> _OBJECTIVE_: Quote every line of the data below as it stands, omitting pictures.

> _DATA PROVIDED_:

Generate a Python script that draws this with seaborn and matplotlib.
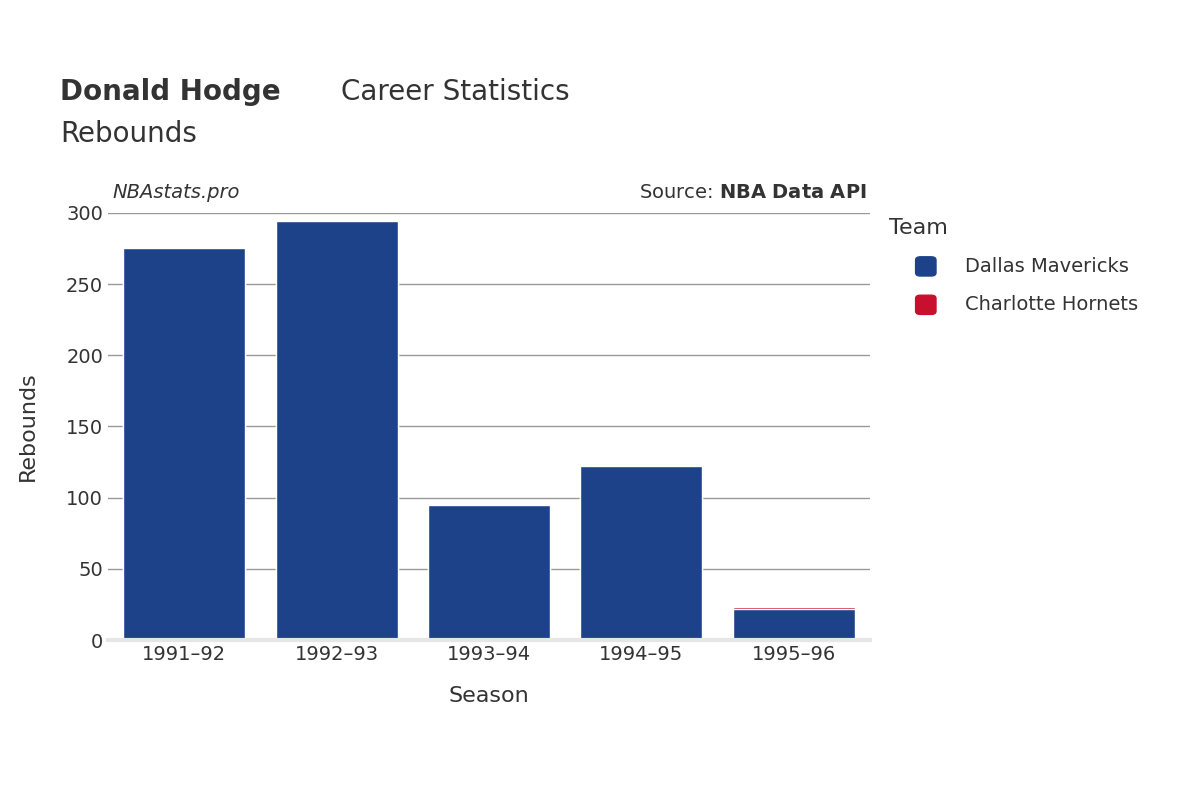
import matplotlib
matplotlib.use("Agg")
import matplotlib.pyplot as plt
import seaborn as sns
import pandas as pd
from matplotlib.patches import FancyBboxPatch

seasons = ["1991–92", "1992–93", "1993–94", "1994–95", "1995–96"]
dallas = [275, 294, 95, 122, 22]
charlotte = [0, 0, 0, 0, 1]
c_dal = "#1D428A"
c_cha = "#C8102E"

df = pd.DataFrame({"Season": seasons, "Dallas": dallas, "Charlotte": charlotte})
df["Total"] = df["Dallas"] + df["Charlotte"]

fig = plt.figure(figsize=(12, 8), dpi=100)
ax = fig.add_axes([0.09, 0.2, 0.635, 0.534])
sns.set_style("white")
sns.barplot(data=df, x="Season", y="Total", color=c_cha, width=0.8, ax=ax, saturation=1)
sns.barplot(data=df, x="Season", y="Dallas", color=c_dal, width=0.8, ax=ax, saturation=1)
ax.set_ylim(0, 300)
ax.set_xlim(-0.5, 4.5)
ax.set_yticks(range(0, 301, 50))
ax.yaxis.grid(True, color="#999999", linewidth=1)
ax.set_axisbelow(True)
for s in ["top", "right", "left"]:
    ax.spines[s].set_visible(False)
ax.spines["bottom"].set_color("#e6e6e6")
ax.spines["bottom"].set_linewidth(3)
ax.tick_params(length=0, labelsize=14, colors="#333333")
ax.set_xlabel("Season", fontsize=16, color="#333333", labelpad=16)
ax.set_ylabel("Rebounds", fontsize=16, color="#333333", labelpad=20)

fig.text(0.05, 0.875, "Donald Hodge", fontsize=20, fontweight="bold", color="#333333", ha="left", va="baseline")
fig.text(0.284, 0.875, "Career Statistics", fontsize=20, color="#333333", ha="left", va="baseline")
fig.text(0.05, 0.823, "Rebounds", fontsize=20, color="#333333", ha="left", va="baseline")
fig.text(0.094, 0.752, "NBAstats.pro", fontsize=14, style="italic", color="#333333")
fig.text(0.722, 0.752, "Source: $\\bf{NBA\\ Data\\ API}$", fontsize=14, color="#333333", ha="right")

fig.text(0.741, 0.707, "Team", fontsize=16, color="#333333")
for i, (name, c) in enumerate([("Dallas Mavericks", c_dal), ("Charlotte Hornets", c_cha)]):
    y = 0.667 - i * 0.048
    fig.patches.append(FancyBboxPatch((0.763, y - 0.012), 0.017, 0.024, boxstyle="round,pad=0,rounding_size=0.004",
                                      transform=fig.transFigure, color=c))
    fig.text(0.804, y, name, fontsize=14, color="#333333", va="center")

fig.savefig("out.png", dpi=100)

> _WRITTEN ANSWER_:
Generate a Python script that draws this with seaborn and matplotlib.
import matplotlib
matplotlib.use("Agg")
import matplotlib.pyplot as plt
import seaborn as sns
import pandas as pd
from matplotlib.patches import FancyBboxPatch

seasons = ["1991–92", "1992–93", "1993–94", "1994–95", "1995–96"]
dallas = [275, 294, 95, 122, 22]
charlotte = [0, 0, 0, 0, 1]
c_dal = "#1D428A"
c_cha = "#C8102E"

df = pd.DataFrame({"Season": seasons, "Dallas": dallas, "Charlotte": charlotte})
df["Total"] = df["Dallas"] + df["Charlotte"]

fig = plt.figure(figsize=(12, 8), dpi=100)
ax = fig.add_axes([0.09, 0.2, 0.635, 0.534])
sns.set_style("white")
sns.barplot(data=df, x="Season", y="Total", color=c_cha, width=0.8, ax=ax, saturation=1)
sns.barplot(data=df, x="Season", y="Dallas", color=c_dal, width=0.8, ax=ax, saturation=1)
ax.set_ylim(0, 300)
ax.set_xlim(-0.5, 4.5)
ax.set_yticks(range(0, 301, 50))
ax.yaxis.grid(True, color="#999999", linewidth=1)
ax.set_axisbelow(True)
for s in ["top", "right", "left"]:
    ax.spines[s].set_visible(False)
ax.spines["bottom"].set_color("#e6e6e6")
ax.spines["bottom"].set_linewidth(3)
ax.tick_params(length=0, labelsize=14, colors="#333333")
ax.set_xlabel("Season", fontsize=16, color="#333333", labelpad=16)
ax.set_ylabel("Rebounds", fontsize=16, color="#333333", labelpad=20)

fig.text(0.05, 0.875, "Donald Hodge", fontsize=20, fontweight="bold", color="#333333", ha="left", va="baseline")
fig.text(0.284, 0.875, "Career Statistics", fontsize=20, color="#333333", ha="left", va="baseline")
fig.text(0.05, 0.823, "Rebounds", fontsize=20, color="#333333", ha="left", va="baseline")
fig.text(0.094, 0.752, "NBAstats.pro", fontsize=14, style="italic", color="#333333")
fig.text(0.722, 0.752, "Source: $\\bf{NBA\\ Data\\ API}$", fontsize=14, color="#333333", ha="right")

fig.text(0.741, 0.707, "Team", fontsize=16, color="#333333")
for i, (name, c) in enumerate([("Dallas Mavericks", c_dal), ("Charlotte Hornets", c_cha)]):
    y = 0.667 - i * 0.048
    fig.patches.append(FancyBboxPatch((0.763, y - 0.012), 0.017, 0.024, boxstyle="round,pad=0,rounding_size=0.004",
                                      transform=fig.transFigure, color=c))
    fig.text(0.804, y, name, fontsize=14, color="#333333", va="center")

fig.savefig("out.png", dpi=100)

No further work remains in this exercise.